- [Dataset rows]
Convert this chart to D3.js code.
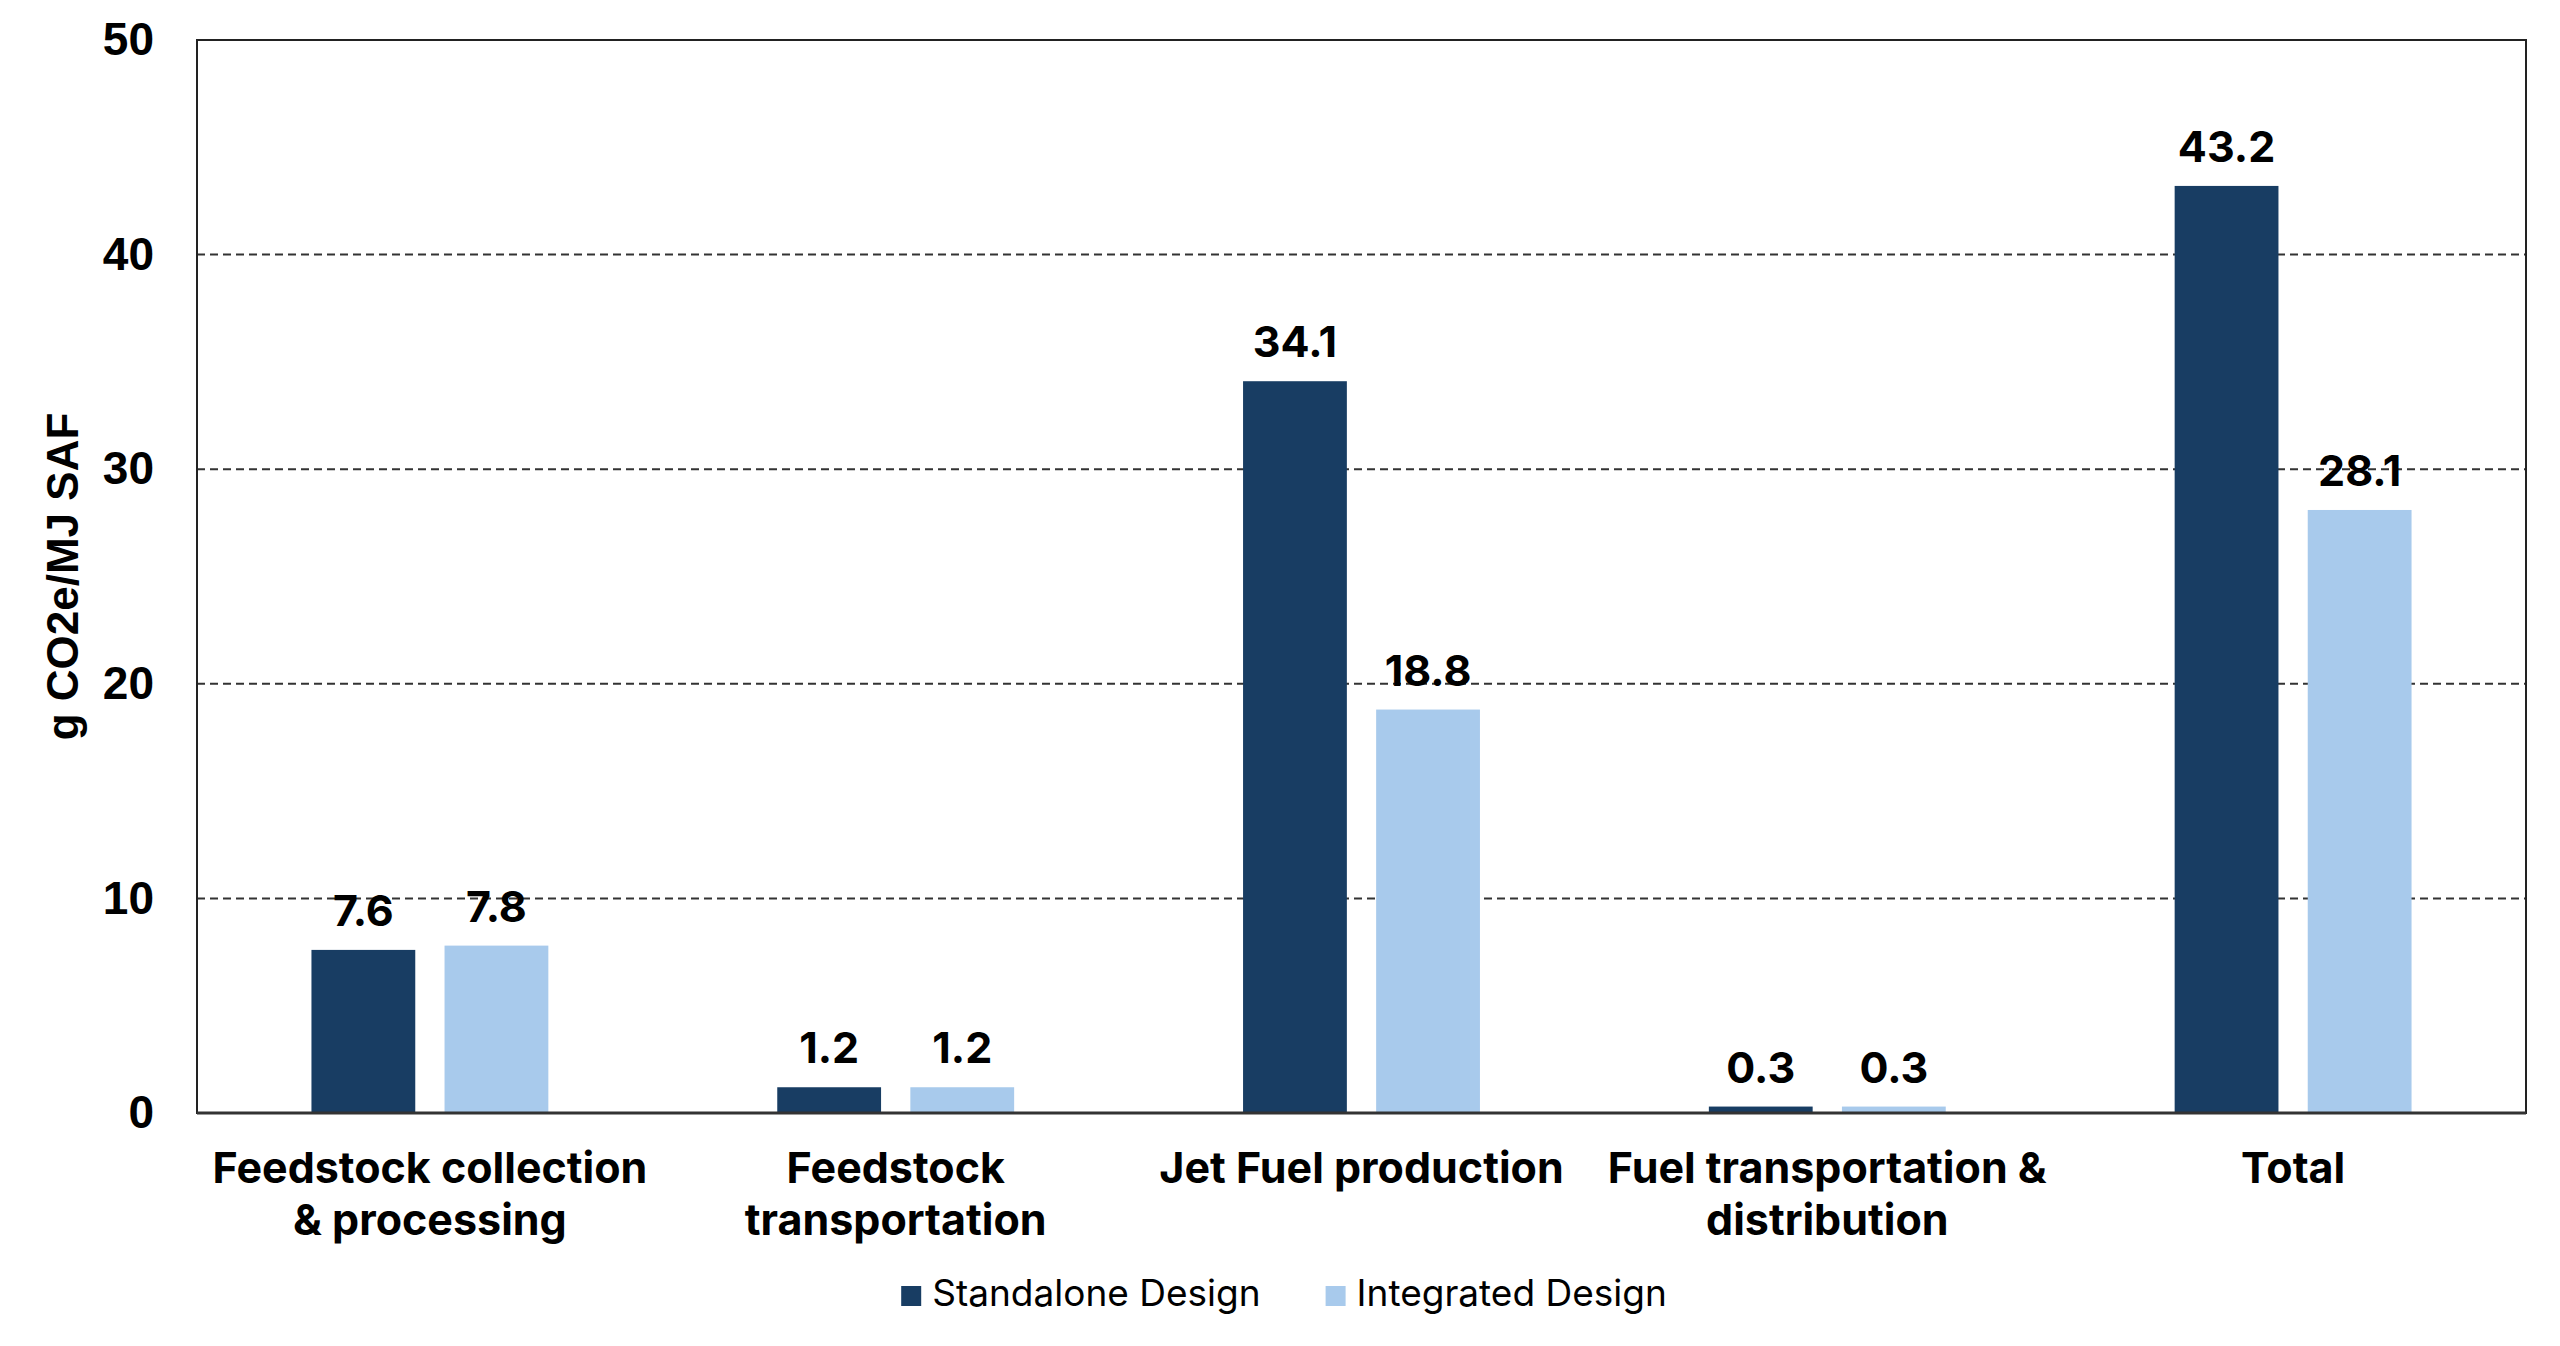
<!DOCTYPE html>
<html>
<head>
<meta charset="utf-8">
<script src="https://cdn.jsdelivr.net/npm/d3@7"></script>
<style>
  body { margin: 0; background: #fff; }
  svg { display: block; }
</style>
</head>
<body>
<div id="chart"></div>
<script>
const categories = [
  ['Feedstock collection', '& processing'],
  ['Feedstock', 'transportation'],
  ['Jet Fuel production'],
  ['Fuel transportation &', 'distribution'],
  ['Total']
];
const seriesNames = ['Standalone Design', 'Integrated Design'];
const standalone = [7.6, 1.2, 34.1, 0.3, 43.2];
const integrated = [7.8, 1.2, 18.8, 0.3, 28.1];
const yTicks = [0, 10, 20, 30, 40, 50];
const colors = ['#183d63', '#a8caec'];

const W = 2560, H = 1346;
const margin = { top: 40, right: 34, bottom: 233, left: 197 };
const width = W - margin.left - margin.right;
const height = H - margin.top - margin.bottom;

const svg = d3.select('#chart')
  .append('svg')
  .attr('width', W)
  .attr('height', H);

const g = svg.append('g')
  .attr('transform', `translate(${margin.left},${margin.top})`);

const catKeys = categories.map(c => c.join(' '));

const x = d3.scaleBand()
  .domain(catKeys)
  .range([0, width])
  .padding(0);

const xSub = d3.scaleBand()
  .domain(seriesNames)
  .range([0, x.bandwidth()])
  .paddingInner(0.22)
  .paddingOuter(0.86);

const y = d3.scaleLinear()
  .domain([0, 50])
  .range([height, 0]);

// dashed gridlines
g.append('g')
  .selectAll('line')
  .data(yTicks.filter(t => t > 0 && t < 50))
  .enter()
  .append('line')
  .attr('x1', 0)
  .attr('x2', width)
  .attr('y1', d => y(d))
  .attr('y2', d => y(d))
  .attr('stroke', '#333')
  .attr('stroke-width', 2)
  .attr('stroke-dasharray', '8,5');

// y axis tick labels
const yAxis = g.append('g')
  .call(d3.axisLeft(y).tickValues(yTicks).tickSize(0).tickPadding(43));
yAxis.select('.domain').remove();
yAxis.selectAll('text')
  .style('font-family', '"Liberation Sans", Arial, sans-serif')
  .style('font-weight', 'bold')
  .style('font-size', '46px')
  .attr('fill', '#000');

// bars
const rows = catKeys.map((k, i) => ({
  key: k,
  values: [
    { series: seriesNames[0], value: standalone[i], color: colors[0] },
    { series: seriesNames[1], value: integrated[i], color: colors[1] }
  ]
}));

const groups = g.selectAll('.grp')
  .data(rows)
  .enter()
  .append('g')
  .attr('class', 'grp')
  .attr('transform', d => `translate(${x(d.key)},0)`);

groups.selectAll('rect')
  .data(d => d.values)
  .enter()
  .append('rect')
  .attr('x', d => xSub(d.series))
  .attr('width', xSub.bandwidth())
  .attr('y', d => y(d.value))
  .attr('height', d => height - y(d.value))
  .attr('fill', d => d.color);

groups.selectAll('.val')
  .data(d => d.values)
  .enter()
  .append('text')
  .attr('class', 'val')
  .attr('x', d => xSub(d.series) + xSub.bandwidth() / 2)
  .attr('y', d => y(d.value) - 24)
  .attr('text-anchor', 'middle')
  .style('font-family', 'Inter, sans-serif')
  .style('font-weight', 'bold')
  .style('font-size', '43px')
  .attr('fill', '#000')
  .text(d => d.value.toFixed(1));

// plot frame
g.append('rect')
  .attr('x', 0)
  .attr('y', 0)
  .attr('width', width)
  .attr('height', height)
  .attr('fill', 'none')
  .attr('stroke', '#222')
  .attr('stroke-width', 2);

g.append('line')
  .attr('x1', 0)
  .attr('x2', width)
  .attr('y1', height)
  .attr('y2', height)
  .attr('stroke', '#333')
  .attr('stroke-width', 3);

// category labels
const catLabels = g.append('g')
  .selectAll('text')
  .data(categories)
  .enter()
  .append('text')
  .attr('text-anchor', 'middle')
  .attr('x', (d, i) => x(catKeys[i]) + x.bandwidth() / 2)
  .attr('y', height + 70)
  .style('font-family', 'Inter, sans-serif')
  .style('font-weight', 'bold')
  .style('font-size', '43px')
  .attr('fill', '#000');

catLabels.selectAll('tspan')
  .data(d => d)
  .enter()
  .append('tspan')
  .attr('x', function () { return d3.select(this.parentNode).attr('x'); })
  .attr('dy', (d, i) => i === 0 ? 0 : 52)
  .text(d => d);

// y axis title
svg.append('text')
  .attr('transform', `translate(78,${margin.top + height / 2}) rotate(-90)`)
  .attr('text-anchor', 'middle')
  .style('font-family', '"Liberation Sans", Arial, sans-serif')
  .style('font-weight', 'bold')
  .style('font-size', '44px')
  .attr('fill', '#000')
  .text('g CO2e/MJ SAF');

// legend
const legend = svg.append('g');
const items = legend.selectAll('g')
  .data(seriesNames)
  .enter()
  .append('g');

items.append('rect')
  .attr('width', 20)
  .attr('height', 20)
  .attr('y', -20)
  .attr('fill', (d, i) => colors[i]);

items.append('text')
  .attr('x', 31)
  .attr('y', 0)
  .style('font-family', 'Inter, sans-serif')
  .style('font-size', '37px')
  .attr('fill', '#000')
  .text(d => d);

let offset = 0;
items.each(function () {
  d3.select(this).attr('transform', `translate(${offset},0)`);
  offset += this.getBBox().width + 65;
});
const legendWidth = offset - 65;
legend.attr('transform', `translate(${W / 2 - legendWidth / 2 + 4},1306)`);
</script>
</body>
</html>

...

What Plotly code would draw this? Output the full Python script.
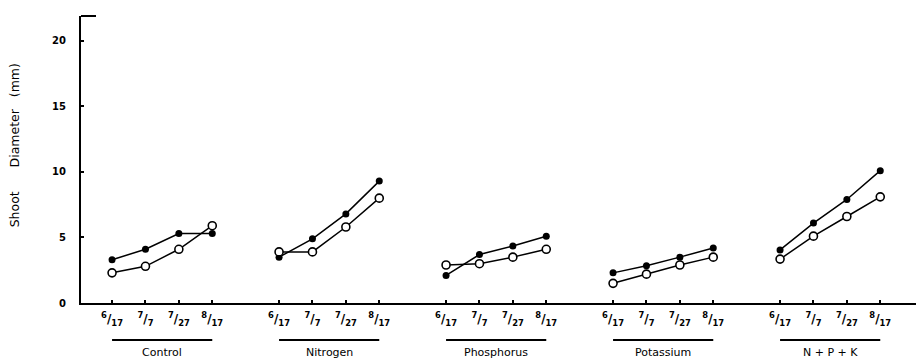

* * *

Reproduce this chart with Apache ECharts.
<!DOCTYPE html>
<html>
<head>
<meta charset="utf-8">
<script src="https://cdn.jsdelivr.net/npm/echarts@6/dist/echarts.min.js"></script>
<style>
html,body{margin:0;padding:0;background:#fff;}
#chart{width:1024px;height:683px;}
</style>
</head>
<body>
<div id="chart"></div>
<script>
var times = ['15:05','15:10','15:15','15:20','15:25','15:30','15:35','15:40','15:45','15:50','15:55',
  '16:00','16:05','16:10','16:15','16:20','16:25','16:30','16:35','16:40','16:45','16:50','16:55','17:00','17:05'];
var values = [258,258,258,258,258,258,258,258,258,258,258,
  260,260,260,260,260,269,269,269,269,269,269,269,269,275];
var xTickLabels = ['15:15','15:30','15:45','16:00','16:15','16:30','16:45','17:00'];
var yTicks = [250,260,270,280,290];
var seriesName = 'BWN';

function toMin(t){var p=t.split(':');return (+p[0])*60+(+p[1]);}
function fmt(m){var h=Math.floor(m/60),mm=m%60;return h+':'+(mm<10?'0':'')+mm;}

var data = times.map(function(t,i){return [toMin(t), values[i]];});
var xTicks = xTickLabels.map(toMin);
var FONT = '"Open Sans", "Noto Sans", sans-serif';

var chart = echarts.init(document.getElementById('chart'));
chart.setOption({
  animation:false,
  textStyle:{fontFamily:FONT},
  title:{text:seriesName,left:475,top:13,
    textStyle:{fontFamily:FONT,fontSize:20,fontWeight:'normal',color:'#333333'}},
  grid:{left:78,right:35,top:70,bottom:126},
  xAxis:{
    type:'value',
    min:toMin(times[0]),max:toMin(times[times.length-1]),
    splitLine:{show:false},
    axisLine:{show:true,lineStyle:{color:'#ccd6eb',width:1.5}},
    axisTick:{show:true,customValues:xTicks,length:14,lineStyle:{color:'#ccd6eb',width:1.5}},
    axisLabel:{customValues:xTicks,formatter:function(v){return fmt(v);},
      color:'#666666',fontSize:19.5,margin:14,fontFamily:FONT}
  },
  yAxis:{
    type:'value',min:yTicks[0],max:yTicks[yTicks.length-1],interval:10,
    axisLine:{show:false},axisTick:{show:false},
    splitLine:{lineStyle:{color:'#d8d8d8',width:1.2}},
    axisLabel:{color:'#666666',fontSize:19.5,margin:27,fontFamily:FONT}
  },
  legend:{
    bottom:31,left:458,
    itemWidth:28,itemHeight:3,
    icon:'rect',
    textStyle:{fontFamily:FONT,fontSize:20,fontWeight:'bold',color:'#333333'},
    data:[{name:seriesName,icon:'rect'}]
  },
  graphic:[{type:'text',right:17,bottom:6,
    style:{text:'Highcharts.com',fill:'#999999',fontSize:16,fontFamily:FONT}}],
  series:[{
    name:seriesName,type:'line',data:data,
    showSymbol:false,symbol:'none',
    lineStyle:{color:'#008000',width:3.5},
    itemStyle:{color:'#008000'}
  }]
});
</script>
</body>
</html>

- [What is required]
Copy exactly the stretch of lines that starts at the line holding "Convert this chart to D3.js code." and ends at the line holding "const colors = ['#183d63', '#a8caec'];". Drop the pictures.

- [Expected output]
Convert this chart to D3.js code.
<!DOCTYPE html>
<html>
<head>
<meta charset="utf-8">
<script src="https://cdn.jsdelivr.net/npm/d3@7"></script>
<style>
  body { margin: 0; background: #fff; }
  svg { display: block; }
</style>
</head>
<body>
<div id="chart"></div>
<script>
const categories = [
  ['Feedstock collection', '& processing'],
  ['Feedstock', 'transportation'],
  ['Jet Fuel production'],
  ['Fuel transportation &', 'distribution'],
  ['Total']
];
const seriesNames = ['Standalone Design', 'Integrated Design'];
const standalone = [7.6, 1.2, 34.1, 0.3, 43.2];
const integrated = [7.8, 1.2, 18.8, 0.3, 28.1];
const yTicks = [0, 10, 20, 30, 40, 50];
const colors = ['#183d63', '#a8caec'];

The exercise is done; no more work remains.